Retype nothing except the lines below from the one with "Emit a Python" through the one with "ax.set_ylim(15000, 40000)", exactly, with images left out.

**Record excerpts**.
────────────────────
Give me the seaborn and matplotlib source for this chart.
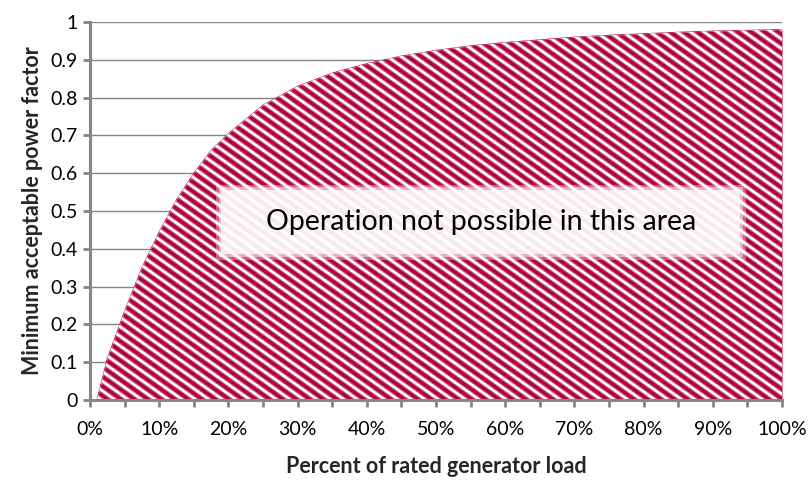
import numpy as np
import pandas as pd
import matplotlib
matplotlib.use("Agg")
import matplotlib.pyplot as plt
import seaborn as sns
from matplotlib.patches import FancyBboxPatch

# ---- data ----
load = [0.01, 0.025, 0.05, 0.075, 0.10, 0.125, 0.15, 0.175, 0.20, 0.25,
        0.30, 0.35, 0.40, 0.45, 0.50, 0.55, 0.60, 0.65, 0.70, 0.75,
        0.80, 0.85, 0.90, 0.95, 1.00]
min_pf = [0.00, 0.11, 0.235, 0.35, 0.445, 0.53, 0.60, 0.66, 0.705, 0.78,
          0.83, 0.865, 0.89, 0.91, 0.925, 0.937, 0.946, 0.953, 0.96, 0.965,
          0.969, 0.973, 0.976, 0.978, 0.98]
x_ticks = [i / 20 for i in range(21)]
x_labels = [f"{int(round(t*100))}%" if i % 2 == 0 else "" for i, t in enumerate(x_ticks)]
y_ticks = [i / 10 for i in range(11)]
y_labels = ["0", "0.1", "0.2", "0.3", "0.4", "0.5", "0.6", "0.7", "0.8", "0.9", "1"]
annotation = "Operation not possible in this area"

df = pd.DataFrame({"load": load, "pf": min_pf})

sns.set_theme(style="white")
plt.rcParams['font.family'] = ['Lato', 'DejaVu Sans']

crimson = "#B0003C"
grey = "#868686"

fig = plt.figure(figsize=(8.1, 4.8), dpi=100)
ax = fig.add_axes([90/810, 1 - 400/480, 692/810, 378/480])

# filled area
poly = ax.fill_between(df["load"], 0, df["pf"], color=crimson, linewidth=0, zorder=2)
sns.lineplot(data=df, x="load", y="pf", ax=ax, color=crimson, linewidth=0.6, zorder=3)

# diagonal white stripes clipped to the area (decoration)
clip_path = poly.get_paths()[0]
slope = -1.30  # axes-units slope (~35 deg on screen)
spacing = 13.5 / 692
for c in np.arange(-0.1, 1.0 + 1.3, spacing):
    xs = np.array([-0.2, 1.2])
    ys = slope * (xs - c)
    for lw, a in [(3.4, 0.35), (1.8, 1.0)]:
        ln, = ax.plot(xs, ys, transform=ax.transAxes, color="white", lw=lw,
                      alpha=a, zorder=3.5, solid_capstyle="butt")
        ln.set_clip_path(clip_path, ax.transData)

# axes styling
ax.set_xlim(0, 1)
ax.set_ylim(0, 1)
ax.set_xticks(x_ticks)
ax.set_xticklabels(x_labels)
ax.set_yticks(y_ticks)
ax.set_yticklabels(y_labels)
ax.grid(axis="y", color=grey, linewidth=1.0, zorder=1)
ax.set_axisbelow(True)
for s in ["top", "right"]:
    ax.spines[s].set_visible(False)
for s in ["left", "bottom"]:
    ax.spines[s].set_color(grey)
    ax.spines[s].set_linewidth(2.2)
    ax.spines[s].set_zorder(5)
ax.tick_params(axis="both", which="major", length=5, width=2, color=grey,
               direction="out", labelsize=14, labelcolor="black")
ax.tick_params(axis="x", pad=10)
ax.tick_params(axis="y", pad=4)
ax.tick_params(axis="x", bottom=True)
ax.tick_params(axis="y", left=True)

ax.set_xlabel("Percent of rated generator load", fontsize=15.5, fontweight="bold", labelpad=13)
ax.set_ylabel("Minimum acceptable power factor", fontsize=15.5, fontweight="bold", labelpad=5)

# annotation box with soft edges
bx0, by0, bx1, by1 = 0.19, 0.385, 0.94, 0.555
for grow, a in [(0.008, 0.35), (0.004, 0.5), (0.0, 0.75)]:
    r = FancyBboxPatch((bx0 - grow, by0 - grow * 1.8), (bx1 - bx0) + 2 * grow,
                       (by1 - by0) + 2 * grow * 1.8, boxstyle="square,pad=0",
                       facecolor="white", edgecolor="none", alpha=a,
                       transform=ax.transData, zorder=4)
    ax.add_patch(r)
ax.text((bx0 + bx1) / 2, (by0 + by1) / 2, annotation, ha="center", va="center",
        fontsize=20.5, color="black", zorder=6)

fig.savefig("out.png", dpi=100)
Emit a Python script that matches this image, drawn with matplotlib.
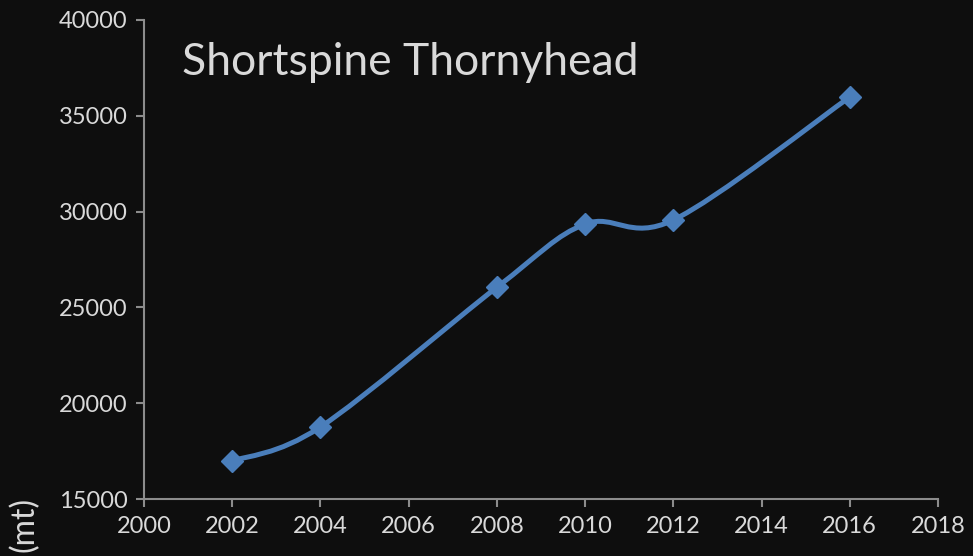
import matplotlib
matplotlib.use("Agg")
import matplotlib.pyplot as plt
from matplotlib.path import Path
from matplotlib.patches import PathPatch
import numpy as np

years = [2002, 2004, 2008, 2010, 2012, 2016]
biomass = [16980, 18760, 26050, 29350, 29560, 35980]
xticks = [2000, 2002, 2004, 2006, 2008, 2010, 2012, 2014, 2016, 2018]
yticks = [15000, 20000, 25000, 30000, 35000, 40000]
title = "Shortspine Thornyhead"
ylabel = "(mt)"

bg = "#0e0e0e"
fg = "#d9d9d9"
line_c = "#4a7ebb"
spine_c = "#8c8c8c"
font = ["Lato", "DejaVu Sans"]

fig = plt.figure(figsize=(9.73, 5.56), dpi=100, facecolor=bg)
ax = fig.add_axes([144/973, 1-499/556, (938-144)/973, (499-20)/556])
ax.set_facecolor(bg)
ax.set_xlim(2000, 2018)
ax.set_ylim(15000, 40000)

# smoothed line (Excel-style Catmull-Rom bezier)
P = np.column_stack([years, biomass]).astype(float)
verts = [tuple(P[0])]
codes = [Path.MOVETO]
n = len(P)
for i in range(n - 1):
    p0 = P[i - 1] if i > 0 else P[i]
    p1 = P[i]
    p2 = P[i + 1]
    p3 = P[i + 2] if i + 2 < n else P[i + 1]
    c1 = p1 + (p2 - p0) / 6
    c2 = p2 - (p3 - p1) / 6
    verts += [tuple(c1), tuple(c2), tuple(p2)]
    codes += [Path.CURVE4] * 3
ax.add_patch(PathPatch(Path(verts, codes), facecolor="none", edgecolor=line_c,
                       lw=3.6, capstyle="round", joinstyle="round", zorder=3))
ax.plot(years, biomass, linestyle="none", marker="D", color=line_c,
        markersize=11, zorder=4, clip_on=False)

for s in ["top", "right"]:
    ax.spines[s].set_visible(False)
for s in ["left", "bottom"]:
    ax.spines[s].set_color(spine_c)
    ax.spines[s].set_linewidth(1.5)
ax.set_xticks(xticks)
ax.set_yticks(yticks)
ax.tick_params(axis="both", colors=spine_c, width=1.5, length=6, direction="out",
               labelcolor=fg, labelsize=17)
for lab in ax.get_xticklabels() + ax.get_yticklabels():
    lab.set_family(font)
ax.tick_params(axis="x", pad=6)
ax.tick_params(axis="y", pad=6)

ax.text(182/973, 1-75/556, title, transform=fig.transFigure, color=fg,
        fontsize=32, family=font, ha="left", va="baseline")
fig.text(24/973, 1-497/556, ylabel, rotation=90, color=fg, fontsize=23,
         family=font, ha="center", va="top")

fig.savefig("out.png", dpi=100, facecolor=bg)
────────────────────
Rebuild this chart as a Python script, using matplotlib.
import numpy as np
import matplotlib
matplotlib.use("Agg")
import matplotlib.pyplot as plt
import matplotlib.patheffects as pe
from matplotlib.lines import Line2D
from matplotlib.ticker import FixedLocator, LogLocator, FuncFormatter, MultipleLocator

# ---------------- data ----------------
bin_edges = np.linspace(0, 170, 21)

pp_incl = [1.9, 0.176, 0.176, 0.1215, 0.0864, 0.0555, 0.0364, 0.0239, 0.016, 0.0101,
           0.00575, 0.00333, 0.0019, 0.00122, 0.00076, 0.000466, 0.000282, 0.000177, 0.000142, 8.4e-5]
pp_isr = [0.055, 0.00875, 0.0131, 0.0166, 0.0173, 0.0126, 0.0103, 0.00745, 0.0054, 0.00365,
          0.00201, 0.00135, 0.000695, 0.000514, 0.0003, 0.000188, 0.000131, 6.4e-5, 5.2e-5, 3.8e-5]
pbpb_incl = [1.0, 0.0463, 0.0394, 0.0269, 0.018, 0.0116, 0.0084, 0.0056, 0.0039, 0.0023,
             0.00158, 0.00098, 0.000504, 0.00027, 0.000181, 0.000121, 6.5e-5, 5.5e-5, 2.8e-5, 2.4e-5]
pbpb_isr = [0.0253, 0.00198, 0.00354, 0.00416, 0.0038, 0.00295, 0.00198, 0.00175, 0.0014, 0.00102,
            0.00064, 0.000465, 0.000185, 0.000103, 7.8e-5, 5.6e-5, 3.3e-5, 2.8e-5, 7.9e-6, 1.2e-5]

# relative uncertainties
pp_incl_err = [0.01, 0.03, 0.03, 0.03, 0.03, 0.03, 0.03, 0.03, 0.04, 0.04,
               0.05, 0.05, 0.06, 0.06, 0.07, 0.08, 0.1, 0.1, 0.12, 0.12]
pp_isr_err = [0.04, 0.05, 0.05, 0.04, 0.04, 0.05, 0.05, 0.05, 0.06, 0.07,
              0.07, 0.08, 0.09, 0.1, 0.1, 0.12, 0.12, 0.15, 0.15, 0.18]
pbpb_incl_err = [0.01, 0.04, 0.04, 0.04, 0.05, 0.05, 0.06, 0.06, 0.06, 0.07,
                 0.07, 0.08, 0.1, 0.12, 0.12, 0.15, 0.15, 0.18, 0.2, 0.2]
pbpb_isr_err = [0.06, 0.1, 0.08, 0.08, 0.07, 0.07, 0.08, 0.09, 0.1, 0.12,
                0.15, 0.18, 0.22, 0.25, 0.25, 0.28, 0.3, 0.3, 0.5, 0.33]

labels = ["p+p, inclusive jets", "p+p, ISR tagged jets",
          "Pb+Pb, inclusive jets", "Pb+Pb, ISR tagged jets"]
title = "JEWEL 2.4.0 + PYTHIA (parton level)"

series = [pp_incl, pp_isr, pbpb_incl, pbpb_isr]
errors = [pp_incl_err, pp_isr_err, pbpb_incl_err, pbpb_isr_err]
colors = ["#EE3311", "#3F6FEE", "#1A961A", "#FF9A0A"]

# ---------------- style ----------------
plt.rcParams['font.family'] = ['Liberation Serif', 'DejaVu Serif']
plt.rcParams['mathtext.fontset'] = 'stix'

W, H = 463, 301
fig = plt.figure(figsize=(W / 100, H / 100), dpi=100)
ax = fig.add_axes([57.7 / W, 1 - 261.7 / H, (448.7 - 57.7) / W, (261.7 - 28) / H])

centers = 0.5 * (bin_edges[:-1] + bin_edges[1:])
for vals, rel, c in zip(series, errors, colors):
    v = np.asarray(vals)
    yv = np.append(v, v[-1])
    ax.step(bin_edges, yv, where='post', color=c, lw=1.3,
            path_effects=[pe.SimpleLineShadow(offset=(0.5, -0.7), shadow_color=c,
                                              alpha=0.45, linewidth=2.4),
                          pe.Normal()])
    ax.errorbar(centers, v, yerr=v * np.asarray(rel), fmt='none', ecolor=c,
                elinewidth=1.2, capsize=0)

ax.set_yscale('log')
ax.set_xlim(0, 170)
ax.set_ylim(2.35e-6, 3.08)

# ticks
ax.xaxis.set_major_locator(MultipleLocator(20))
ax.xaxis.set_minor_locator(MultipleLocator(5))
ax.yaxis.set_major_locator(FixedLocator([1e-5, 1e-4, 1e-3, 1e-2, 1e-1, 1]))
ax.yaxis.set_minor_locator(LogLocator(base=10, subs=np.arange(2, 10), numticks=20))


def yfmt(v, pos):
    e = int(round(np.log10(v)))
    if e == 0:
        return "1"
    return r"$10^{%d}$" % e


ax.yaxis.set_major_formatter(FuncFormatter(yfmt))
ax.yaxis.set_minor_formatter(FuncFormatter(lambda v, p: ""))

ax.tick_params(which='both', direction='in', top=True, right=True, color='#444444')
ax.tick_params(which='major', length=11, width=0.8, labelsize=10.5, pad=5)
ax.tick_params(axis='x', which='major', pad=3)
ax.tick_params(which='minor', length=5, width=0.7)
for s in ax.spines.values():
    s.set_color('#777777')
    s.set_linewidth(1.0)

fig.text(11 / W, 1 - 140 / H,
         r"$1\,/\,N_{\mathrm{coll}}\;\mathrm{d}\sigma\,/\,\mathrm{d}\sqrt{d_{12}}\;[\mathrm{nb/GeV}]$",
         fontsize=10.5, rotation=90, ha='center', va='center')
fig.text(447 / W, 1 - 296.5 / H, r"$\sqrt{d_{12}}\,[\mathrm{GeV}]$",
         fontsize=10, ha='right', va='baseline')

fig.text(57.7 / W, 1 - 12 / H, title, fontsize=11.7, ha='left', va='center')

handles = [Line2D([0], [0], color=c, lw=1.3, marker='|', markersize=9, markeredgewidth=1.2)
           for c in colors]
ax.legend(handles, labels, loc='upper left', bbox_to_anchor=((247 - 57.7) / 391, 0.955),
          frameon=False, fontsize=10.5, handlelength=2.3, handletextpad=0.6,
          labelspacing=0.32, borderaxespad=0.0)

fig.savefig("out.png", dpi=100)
────────────────────
**Task solution**.
Emit a Python script that matches this image, drawn with matplotlib.
import matplotlib
matplotlib.use("Agg")
import matplotlib.pyplot as plt
from matplotlib.path import Path
from matplotlib.patches import PathPatch
import numpy as np

years = [2002, 2004, 2008, 2010, 2012, 2016]
biomass = [16980, 18760, 26050, 29350, 29560, 35980]
xticks = [2000, 2002, 2004, 2006, 2008, 2010, 2012, 2014, 2016, 2018]
yticks = [15000, 20000, 25000, 30000, 35000, 40000]
title = "Shortspine Thornyhead"
ylabel = "(mt)"

bg = "#0e0e0e"
fg = "#d9d9d9"
line_c = "#4a7ebb"
spine_c = "#8c8c8c"
font = ["Lato", "DejaVu Sans"]

fig = plt.figure(figsize=(9.73, 5.56), dpi=100, facecolor=bg)
ax = fig.add_axes([144/973, 1-499/556, (938-144)/973, (499-20)/556])
ax.set_facecolor(bg)
ax.set_xlim(2000, 2018)
ax.set_ylim(15000, 40000)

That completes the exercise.